Kristian Winther, who is one of the people responsible for timetables at BSS, acknowledges that the rooms are occasionally not big enough. 

“We don’t set out to overbook our rooms, but experience has taught us that the students don’t all come to their lessons. There is a big drop-out rate in the first semester in particular,” explains Winther.

The planning process is complicated by the fact that the planning office aren’t always told how many exchange students and students on supplementary programmes have been admitted until just before or just after the start of the semester, he says.

Winther would like the students to stick to the lectures for which they are timetabled. Alternatively, his suggestion is that BSS needs more lecture groups with fewer students in each, because there are no big lecture theatres with room for more than 180 students. BSS could also start teaching on more evenings a week, or perhaps even on Saturdays.

“But the students and lecturers aren’t keen on that particular solution,” he says.

Smaller classes or bigger lecture theatres?

“The rooms we book must be big enough for the number of students who are supposed to be there,” says Peder Østergaard, the vice-dean of education at BSS.

And he is against the idea of having smaller classes.

“Our funding would not stretch to having smaller classes because we need to cover our research expenses as well as giving each student the maximum possible number of teaching hours,” he says.
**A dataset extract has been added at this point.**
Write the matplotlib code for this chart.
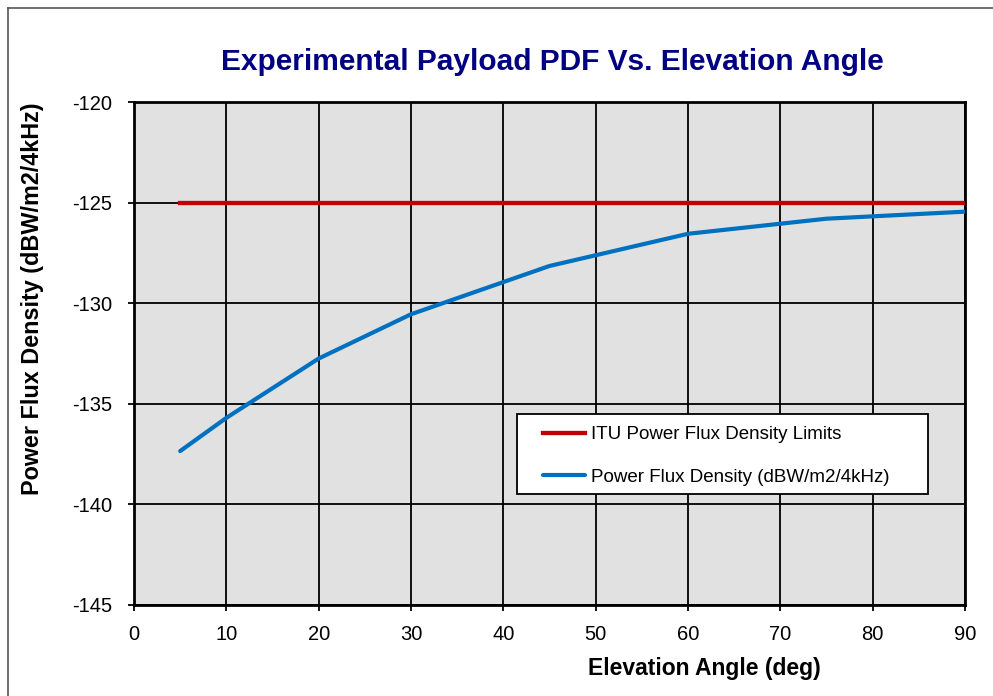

Nor does he regard larger lecture theatres as the answer.

“I can’t imagine getting any larger lecture theatres at Fuglesangs Allé. There aren’t any walls we could knock down to make our existing lecture theatres any larger. And at AU as a whole our occupancy rate is just over 50 per cent for lecture theatres with a capacity of 100 or more students. So larger lecture theatres don’t seem like a feasible solution.”

The vice-dean believes that the problem of crowded rooms could largely be solved if the students simply went to the lectures that were on their timetables.

Stick to the timetable

Peder Harbjerg Nielsen is an associate professor who teaches financing, and he has experienced the problem at his lectures.

“There wasn’t enough room in the lecture theatre for the students who were supposed to be there, and this is simply not viable. On the other hand, our lectures are public events, so in principle anybody could come along,” he says.

The solution to his dilemma was that before each lecture he asked the students who were not supposed to be there to wait before entering the room until five minutes before his lecture started.

“It worked, and the students have reacted very responsibly to my request,” he says.

Thomas Borup Kristensen, a part-time lecturer, has tried similar tactics.

“Some of my students complained that there was no room for them at my lectures, so I asked all the students to stick to their timetables and have sent out a polite e-mail request to this effect,” he explains.

Joachim Krogstrup Mikkelsen and Morten Svendsen agree that the best immediate solution is to persuade the students to stop shopping around for their lectures.

“I don’t think we should actually forbid them from doing this, because sometimes people have a good reason for not attending specific lectures, or they may be ill. So it’s good to have this kind of flexibility. But we could use Blackboard or Campusnet to ask the students to stick to their timetables as much as possible,” says Mikkelsen.

The Academic Business Council will present the problem at a meeting for all the representatives of the new first-semester classes.